Friday, November 17, 2006

Home for the Holidays

Sigmund, Carl and Alfred, a psychiatrist, is doing a three-part series about home. They are all worthy reads. (Part III is coming.)

He talks about the phenomenon of removing material things (going camping as a family) to reveal what really matters--the haven we create together, that forms family.

Here is Part 1. How does our perspective on home shape our life?

It is from home that our most important life decisions are made. It is home that shaped many of our beliefs and attitudes, our awareness and self esteem, that feeling of worth- and in a healthy individual, that motivator to give to others. It is from our homes and families that we learn to share, to cope, to play and to forgive. We learn to be comfortable with ourselves. Most importantly, in a healthy home, we learn to laugh and be happy.
Or not.
Not everyone is so fortunate. Some people are so detached and resigned- they have no concept of what a healthy home really is. They believe that every home is like their own- broken, dysfunctional and abusive. They believe that the idea of a happy home is veneer thin, with everyone playing a role in what they know to be a farce. Beneath the surface, they believe, is the same living hell they have endured- every time they go home, history repeats itself. The fights, the anger, the humiliation, all replayed in an endless loop.
Part II:
What happens when a child has no home to go home to?

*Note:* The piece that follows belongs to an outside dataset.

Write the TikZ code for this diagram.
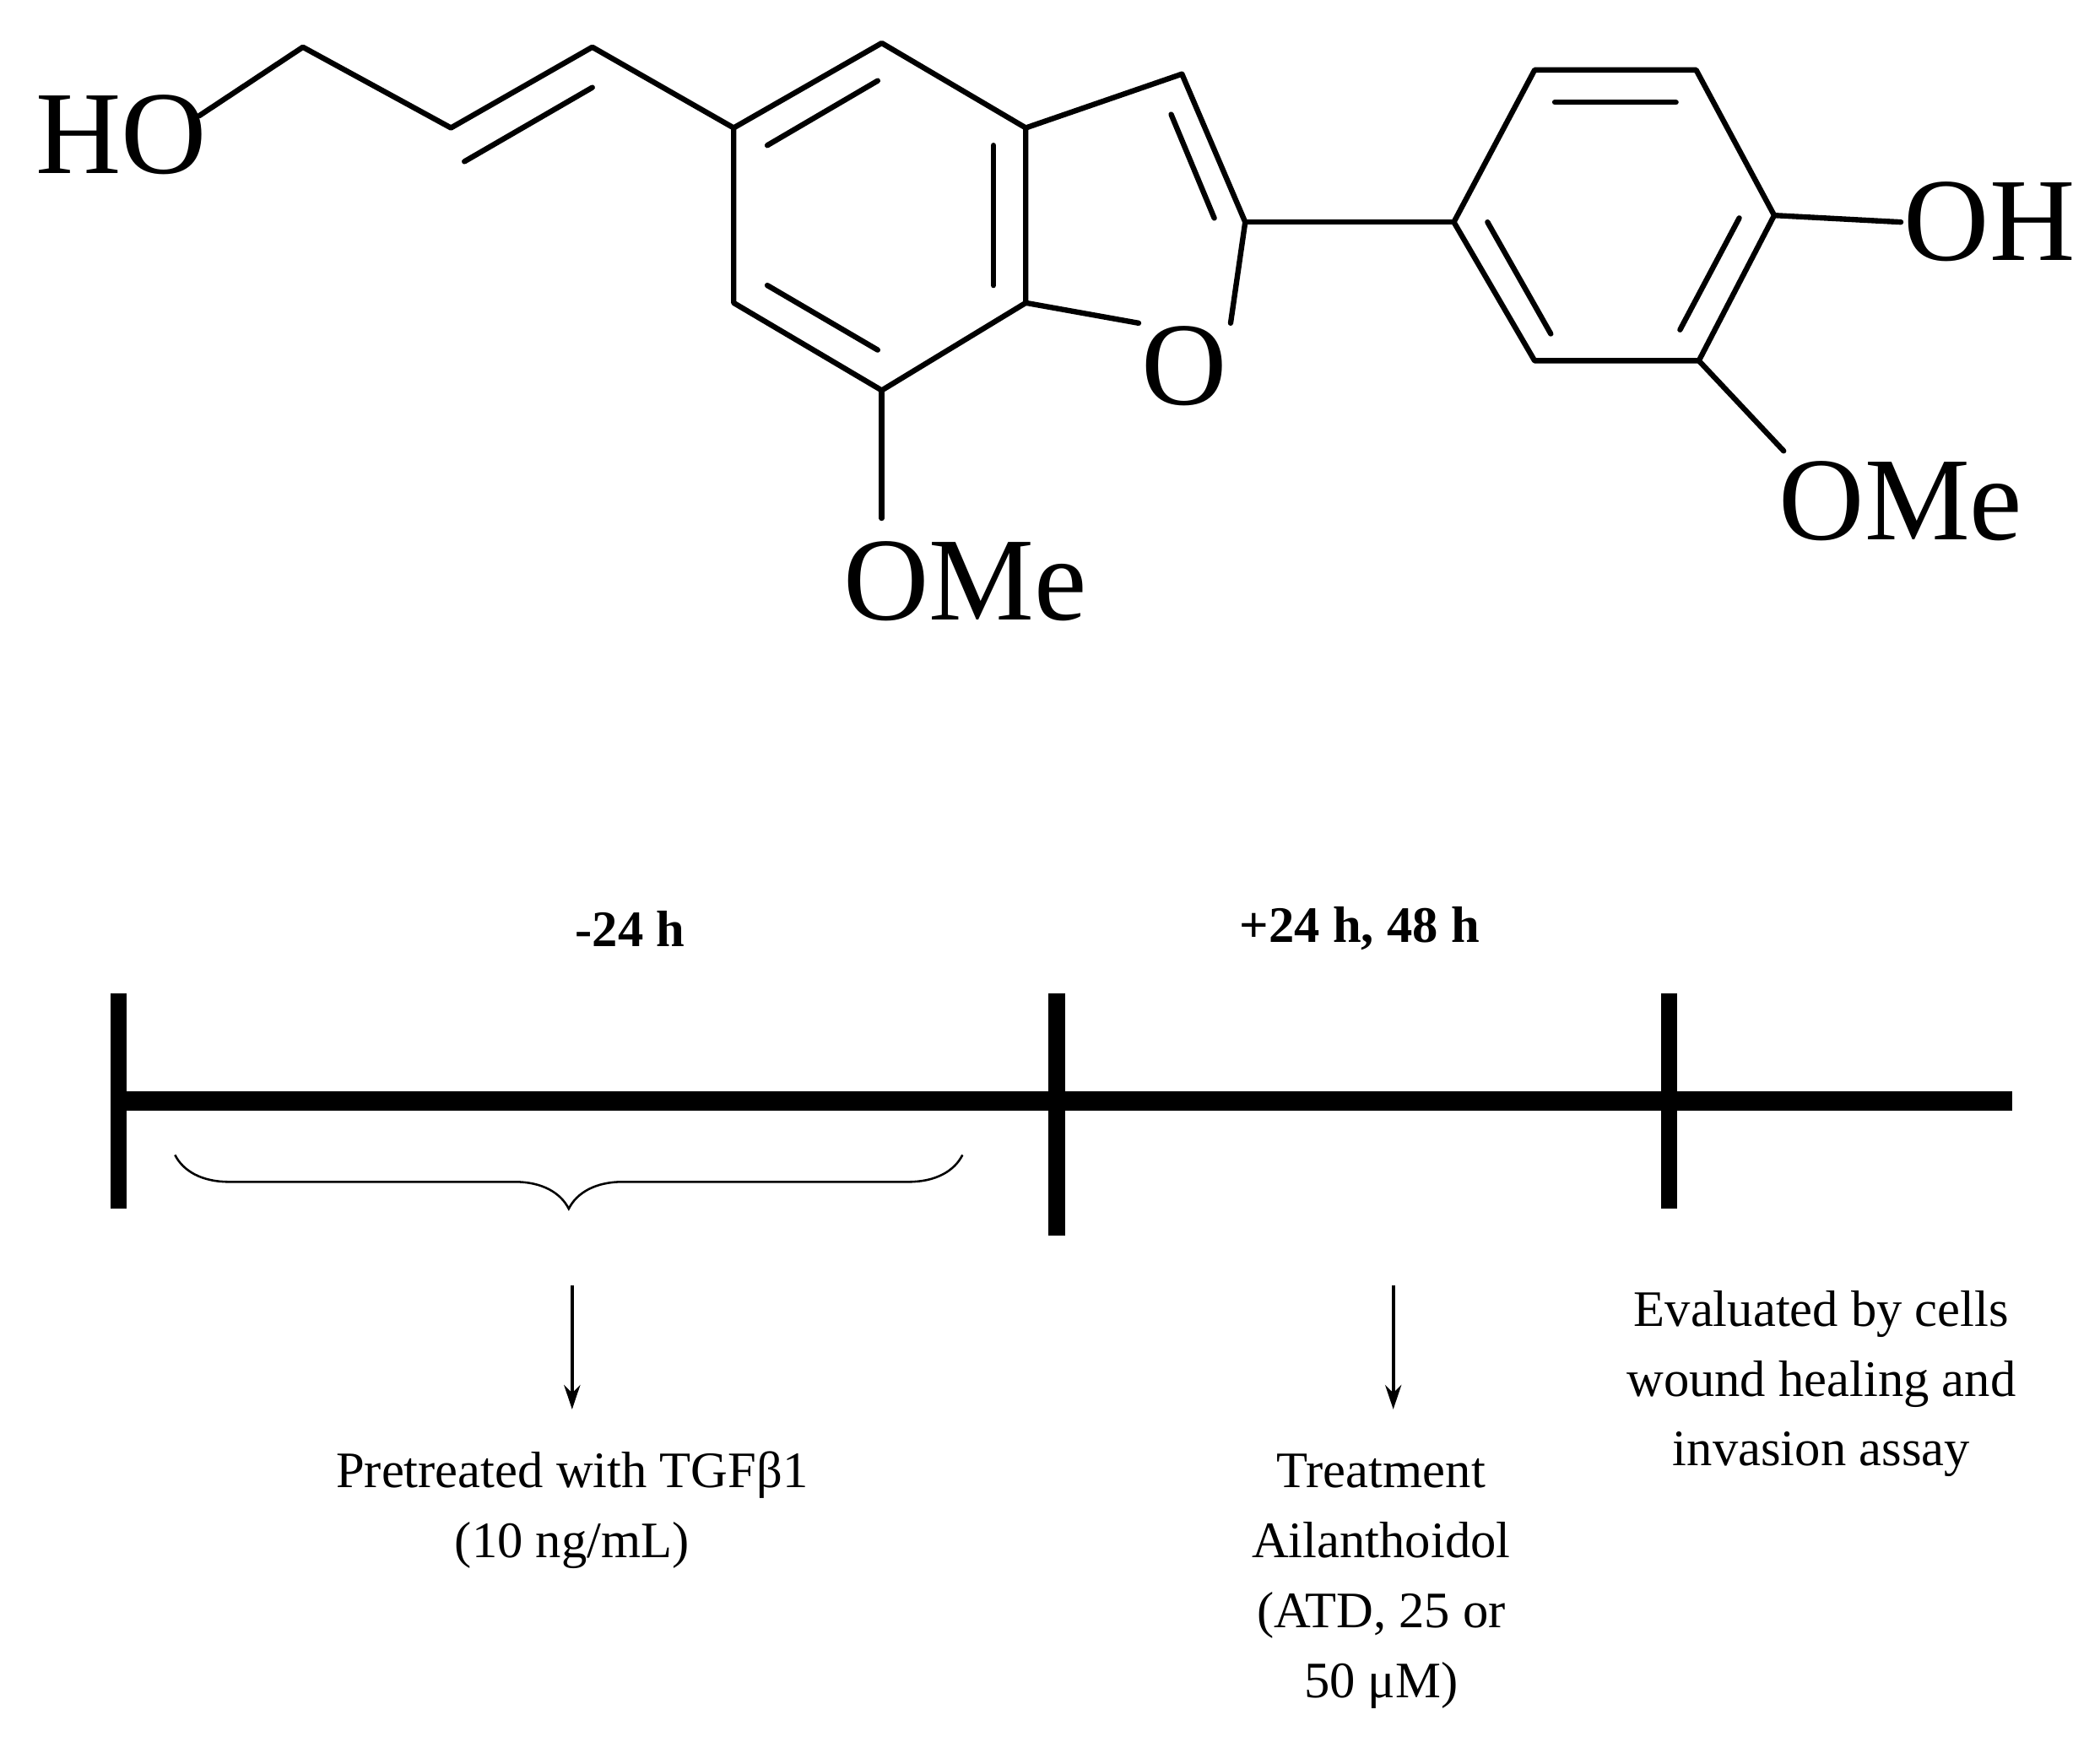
\documentclass[tikz,border=0pt]{standalone}
\usepackage{fontspec}
\setmainfont{Liberation Serif}
\usetikzlibrary{decorations.pathreplacing,arrows.meta}
\begin{document}
\begin{tikzpicture}[x=0.5pt,y=-0.5pt,
  bond/.style={line width=2pt,line cap=round,line join=round},
  atom/.style={font=\fontsize{44}{44}\selectfont,inner sep=1pt},
  tl/.style={line width=7pt},
  tick/.style={line width=6pt},
  lab/.style={font=\fontsize{19}{26}\selectfont,align=center},
  arr/.style={line width=1.3pt,-{Stealth[length=9pt,width=6pt]}}]
\useasboundingbox (0,0) rectangle (1560,1294);
% molecule
\node[atom] (ho) at (90,100) {HO};
\node[atom] (o1) at (880,272) {O};
\node[atom] (oh) at (1478,165) {OH};
\node[atom] (ome1) at (717,432) {OMe};
\node[atom] (ome2) at (1412,372) {OMe};
\coordinate (c1) at (225,35);
\coordinate (c2) at (335,95);
\coordinate (c3) at (440,35);
\coordinate (a1) at (545,95);
\coordinate (a2) at (655,32);
\coordinate (a3) at (762,95);
\coordinate (a4) at (762,225);
\coordinate (a5) at (655,290);
\coordinate (a6) at (545,225);
\coordinate (f1) at (878,55);
\coordinate (f2) at (925,165);
\coordinate (b1) at (1080,165);
\coordinate (b2) at (1140,52);
\coordinate (b3) at (1260,52);
\coordinate (b4) at (1318,160);
\coordinate (b5) at (1262,268);
\coordinate (b6) at (1140,268);
\draw[bond] (ho.north east)++(-8,18) -- (c1) -- (c2) -- (c3) -- (a1);
\draw[bond] (345,120) -- (440,65);
\draw[bond] (a1) -- (a2) -- (a3) -- (a4) -- (a5) -- (a6) -- cycle;
\draw[bond] (570,108) -- (652,60);
\draw[bond] (738,108) -- (738,212);
\draw[bond] (570,212) -- (652,260);
\draw[bond] (a3) -- (f1) -- (f2) -- (o1.north east);
\draw[bond] (o1.north west) -- (a4);
\draw[bond] (870,85) -- (902,162);
\draw[bond] (f2) -- (b1);
\draw[bond] (b1) -- (b2) -- (b3) -- (b4) -- (b5) -- (b6) -- cycle;
\draw[bond] (1155,76) -- (1245,76);
\draw[bond] (1292,162) -- (1248,245);
\draw[bond] (1105,165) -- (1152,248);
\draw[bond] (b4) -- (oh.west);
\draw[bond] (b5) -- (1325,335);
\draw[bond] (a5) -- (655,385);
% timeline
\coordinate (t0) at (88,818);
\coordinate (t1) at (1495,818);
\draw[tl] (t0) -- (t1);
\draw[tick] (88,738) -- (88,898);
\draw[tick] (785,738) -- (785,918);
\draw[tick] (1240,738) -- (1240,898);
\node[lab,font=\fontsize{19}{26}\selectfont\bfseries] (l1) at (468,690) {-24 h};
\node[lab,font=\fontsize{19}{26}\selectfont\bfseries] (l2) at (1010,690) {+24 h, 48 h};
\draw[line width=0.8pt,decorate,decoration={brace,mirror,amplitude=20pt}] (130,858) -- (715,858);
\coordinate (ar1s) at (425,955);
\coordinate (ar1e) at (425,1047);
\coordinate (ar2s) at (1035,955);
\coordinate (ar2e) at (1035,1047);
\draw[arr] (ar1s) -- (ar1e);
\draw[arr] (ar2s) -- (ar2e);
\node[lab] (p1) at (425,1122) {Pretreated with TGFβ1\\(10 ng/mL)};
\node[lab] (p2) at (1026,1175) {Treatment\\Ailanthoidol\\(ATD, 25 or\\50 μM)};
\node[lab] (p3) at (1353,1028) {Evaluated by cells\\wound healing and\\invasion assay};
\end{tikzpicture}
\end{document}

When a person grows up in an environment that is lacking in nurture, love and safety, they are in fact, incapable and lacking in the coping mechanisms they need to compensate for what was stolen from them. When a child does not experience the comfort of some cradling him or her, or someone who says, 'I'm glad you're here,' or 'I want you next to me,' that child will never cultivate the self esteem needed to go out and make a go of it. In fact, often, an unhealthy narcissism replaces that self esteem (see Dr Sanity , Neo-neocon and Shrinkwrapped for further discussion), something in no short supply nowadays.

To escape the inevitable narcissism, and I say inevitable, because a child with no anchor wonders eternally "why me"? Am I unlovable? Since my parent couldn't possibly be wrong, it must be me. So this person goes through life trying to figure out the reason, trying to prove mom and dad wrong. I AM lovable! Demanding the impossible from lovers and friends, this person must find a way to transcend the loss and only soul-searching and God-searching can do this. Otherwise, the narcissism becomes hopelessly fixed in the person's character. It will forever be "all about me" to make up for the fact that "it was never about me".

The consequences of this narcissism are exactly what the deprived child-cum-adult does not intend. Over and over, this person will be literally or figuratively abandoned because healthy people realize the impossible task eventually--to fulfill the adult-child's unmet childhood family needs. So the narcissist drives people away, proving, once again, that mom and dad were right after all--I am unlovable.

Ultimately, growing up depends on the adult child recognizing his or her parents for the fallible humans they are, that they were wrong, and that seeking validation externally won't work. If the adult child makes this difficult journey, he then must decide how to he wants to live his life now. He has no blue-print. He knows he doesn't want to do what his parents did to him, but what and how does he do for his children and family?

If a person from a dysfunctional background does not make this journey, the results will be as destructive in his own family. Unconsciously, or semi-consciously, he will make the same decisions, as if on auto-pilot and hate himself every minute, but feel helpless to stop it.

There are ways to turn this ship around:
  1. Trial and error: I remember spanking my first son and his horrified reaction, and feeling absolutely sick at myself. Not that I'm entirely against spanking, mind you, but for my autistic son (we didn't have a diagnosis yet) it was absolutely a disaster. That did not work, so I started reading about positive reinforcement--which did work.
  2. Re-education: What do "experts" say about family? I'm not a huge Dr. Phil fan, but his book on family is actually very good. Personally, I went and read Skinner, Lovaas, Maslow, Jung, etc. I also read Dr. James Dobson.
  3. Training: A good therapist, life coach, church Bible-study group, you name it, there are parenting classes and courses. The best ones challenge beliefs. I've seen people throw everything from their parents out in a fit of rebellion. They don't realize that they're still operating in their parent's context. True healing is recognizing the good, retaining it, and recognizing and letting go of the bad.
Starting your own family, creating your own traditions can be very satisfying. Like Siggy says:
Why we envy the mythical Bob Cratchit is because the values of a real home and the comforts that real home brings, are eternal. There is no later or newer model, no 'next generation.' In fact, what is real home and comfort becomes even more valuable with the passage of time- our lives, our experiences all add texture and meaning to 'home.' Those that have been fortunate enough to have had that can attest to it. Those that have not been so blessed, see it clearly- like the cancer patient who sees the healthy person. That person understands more than most, the value of the gift of health.

1 comment:

Anonymous said...

This is very, very good and it has been long realized even in my life. But you already know that. Thank you for this post! I know healing is possible...somehow.